▸ **WHAT THE TASK ASKS**:
Pictures within the data are to be left out; everything else must be reproduced exactly.

▸ **INFORMATION SHOWN**:

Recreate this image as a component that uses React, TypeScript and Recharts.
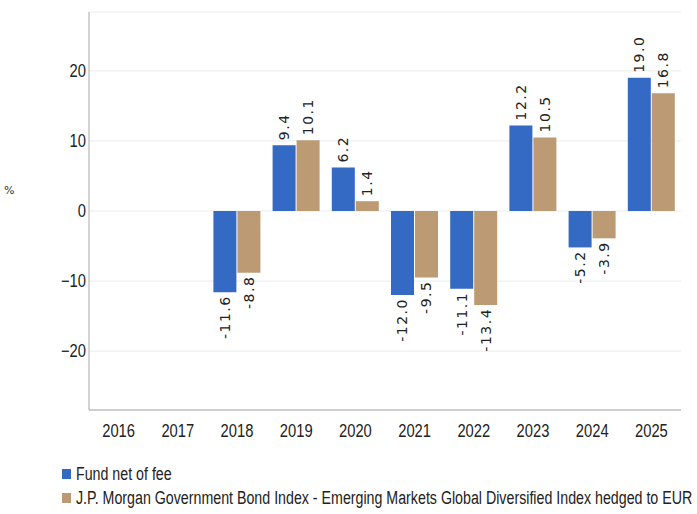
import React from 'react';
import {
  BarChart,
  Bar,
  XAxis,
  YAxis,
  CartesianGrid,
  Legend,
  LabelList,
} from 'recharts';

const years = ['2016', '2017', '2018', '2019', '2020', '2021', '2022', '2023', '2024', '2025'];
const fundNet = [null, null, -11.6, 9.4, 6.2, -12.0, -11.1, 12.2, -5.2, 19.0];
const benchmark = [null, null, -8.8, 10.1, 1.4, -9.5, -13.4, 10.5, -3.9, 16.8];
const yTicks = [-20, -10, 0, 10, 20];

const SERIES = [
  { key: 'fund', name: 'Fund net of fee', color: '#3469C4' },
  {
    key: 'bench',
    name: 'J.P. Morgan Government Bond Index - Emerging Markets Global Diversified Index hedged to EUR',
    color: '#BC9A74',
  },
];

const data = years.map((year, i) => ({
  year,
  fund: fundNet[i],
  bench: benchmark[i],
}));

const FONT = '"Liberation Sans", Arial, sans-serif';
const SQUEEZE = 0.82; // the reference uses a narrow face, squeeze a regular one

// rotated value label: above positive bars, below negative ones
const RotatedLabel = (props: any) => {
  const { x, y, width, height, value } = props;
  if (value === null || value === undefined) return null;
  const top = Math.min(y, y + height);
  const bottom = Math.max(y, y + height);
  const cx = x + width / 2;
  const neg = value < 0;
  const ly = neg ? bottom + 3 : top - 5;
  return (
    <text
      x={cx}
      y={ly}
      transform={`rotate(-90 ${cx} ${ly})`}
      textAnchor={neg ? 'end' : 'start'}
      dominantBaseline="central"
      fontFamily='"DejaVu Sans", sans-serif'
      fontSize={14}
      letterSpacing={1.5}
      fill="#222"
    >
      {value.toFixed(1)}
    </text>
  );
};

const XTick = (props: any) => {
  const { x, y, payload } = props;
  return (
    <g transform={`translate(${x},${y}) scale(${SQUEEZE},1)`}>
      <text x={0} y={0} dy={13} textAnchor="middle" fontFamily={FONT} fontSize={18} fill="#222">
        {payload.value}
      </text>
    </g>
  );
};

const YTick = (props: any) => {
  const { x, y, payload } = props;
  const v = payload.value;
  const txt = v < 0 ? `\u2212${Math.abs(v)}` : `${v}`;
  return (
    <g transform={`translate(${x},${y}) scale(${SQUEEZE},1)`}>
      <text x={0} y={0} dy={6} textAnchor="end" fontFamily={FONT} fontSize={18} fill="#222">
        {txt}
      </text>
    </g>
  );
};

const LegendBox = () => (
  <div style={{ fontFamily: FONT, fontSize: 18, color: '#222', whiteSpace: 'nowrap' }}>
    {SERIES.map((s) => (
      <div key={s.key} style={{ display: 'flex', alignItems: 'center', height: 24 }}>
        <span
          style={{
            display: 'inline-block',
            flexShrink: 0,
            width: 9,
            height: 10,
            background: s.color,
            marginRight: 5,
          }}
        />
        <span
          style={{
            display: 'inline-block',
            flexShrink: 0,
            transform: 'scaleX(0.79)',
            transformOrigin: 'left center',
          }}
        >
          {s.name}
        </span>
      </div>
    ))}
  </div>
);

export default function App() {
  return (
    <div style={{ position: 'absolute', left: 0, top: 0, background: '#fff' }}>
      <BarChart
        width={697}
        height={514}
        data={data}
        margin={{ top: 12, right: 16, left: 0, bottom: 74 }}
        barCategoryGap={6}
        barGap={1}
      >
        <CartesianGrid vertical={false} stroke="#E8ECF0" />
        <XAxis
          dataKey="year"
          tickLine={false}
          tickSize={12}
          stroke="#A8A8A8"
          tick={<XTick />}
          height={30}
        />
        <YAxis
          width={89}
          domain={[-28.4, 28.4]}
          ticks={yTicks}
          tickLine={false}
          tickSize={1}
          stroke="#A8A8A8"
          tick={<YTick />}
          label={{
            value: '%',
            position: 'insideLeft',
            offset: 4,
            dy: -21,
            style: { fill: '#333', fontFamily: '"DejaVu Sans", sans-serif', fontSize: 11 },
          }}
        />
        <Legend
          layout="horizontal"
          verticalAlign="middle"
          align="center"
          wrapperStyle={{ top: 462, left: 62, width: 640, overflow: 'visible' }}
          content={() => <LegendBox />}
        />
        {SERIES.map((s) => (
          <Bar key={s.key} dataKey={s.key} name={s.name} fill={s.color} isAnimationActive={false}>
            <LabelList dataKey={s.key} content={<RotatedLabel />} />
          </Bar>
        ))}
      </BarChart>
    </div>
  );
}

▸ **SOLUTION FOR THIS TASK**:
Recreate this image as a component that uses React, TypeScript and Recharts.
import React from 'react';
import {
  BarChart,
  Bar,
  XAxis,
  YAxis,
  CartesianGrid,
  Legend,
  LabelList,
} from 'recharts';

const years = ['2016', '2017', '2018', '2019', '2020', '2021', '2022', '2023', '2024', '2025'];
const fundNet = [null, null, -11.6, 9.4, 6.2, -12.0, -11.1, 12.2, -5.2, 19.0];
const benchmark = [null, null, -8.8, 10.1, 1.4, -9.5, -13.4, 10.5, -3.9, 16.8];
const yTicks = [-20, -10, 0, 10, 20];

const SERIES = [
  { key: 'fund', name: 'Fund net of fee', color: '#3469C4' },
  {
    key: 'bench',
    name: 'J.P. Morgan Government Bond Index - Emerging Markets Global Diversified Index hedged to EUR',
    color: '#BC9A74',
  },
];

const data = years.map((year, i) => ({
  year,
  fund: fundNet[i],
  bench: benchmark[i],
}));

const FONT = '"Liberation Sans", Arial, sans-serif';
const SQUEEZE = 0.82; // the reference uses a narrow face, squeeze a regular one

// rotated value label: above positive bars, below negative ones
const RotatedLabel = (props: any) => {
  const { x, y, width, height, value } = props;
  if (value === null || value === undefined) return null;
  const top = Math.min(y, y + height);
  const bottom = Math.max(y, y + height);
  const cx = x + width / 2;
  const neg = value < 0;
  const ly = neg ? bottom + 3 : top - 5;
  return (
    <text
      x={cx}
      y={ly}
      transform={`rotate(-90 ${cx} ${ly})`}
      textAnchor={neg ? 'end' : 'start'}
      dominantBaseline="central"
      fontFamily='"DejaVu Sans", sans-serif'
      fontSize={14}
      letterSpacing={1.5}
      fill="#222"
    >
      {value.toFixed(1)}
    </text>
  );
};

const XTick = (props: any) => {
  const { x, y, payload } = props;
  return (
    <g transform={`translate(${x},${y}) scale(${SQUEEZE},1)`}>
      <text x={0} y={0} dy={13} textAnchor="middle" fontFamily={FONT} fontSize={18} fill="#222">
        {payload.value}
      </text>
    </g>
  );
};

const YTick = (props: any) => {
  const { x, y, payload } = props;
  const v = payload.value;
  const txt = v < 0 ? `\u2212${Math.abs(v)}` : `${v}`;
  return (
    <g transform={`translate(${x},${y}) scale(${SQUEEZE},1)`}>
      <text x={0} y={0} dy={6} textAnchor="end" fontFamily={FONT} fontSize={18} fill="#222">
        {txt}
      </text>
    </g>
  );
};

const LegendBox = () => (
  <div style={{ fontFamily: FONT, fontSize: 18, color: '#222', whiteSpace: 'nowrap' }}>
    {SERIES.map((s) => (
      <div key={s.key} style={{ display: 'flex', alignItems: 'center', height: 24 }}>
        <span
          style={{
            display: 'inline-block',
            flexShrink: 0,
            width: 9,
            height: 10,
            background: s.color,
            marginRight: 5,
          }}
        />
        <span
          style={{
            display: 'inline-block',
            flexShrink: 0,
            transform: 'scaleX(0.79)',
            transformOrigin: 'left center',
          }}
        >
          {s.name}
        </span>
      </div>
    ))}
  </div>
);

export default function App() {
  return (
    <div style={{ position: 'absolute', left: 0, top: 0, background: '#fff' }}>
      <BarChart
        width={697}
        height={514}
        data={data}
        margin={{ top: 12, right: 16, left: 0, bottom: 74 }}
        barCategoryGap={6}
        barGap={1}
      >
        <CartesianGrid vertical={false} stroke="#E8ECF0" />
        <XAxis
          dataKey="year"
          tickLine={false}
          tickSize={12}
          stroke="#A8A8A8"
          tick={<XTick />}
          height={30}
        />
        <YAxis
          width={89}
          domain={[-28.4, 28.4]}
          ticks={yTicks}
          tickLine={false}
          tickSize={1}
          stroke="#A8A8A8"
          tick={<YTick />}
          label={{
            value: '%',
            position: 'insideLeft',
            offset: 4,
            dy: -21,
            style: { fill: '#333', fontFamily: '"DejaVu Sans", sans-serif', fontSize: 11 },
          }}
        />
        <Legend
          layout="horizontal"
          verticalAlign="middle"
          align="center"
          wrapperStyle={{ top: 462, left: 62, width: 640, overflow: 'visible' }}
          content={() => <LegendBox />}
        />
        {SERIES.map((s) => (
          <Bar key={s.key} dataKey={s.key} name={s.name} fill={s.color} isAnimationActive={false}>
            <LabelList dataKey={s.key} content={<RotatedLabel />} />
          </Bar>
        ))}
      </BarChart>
    </div>
  );
}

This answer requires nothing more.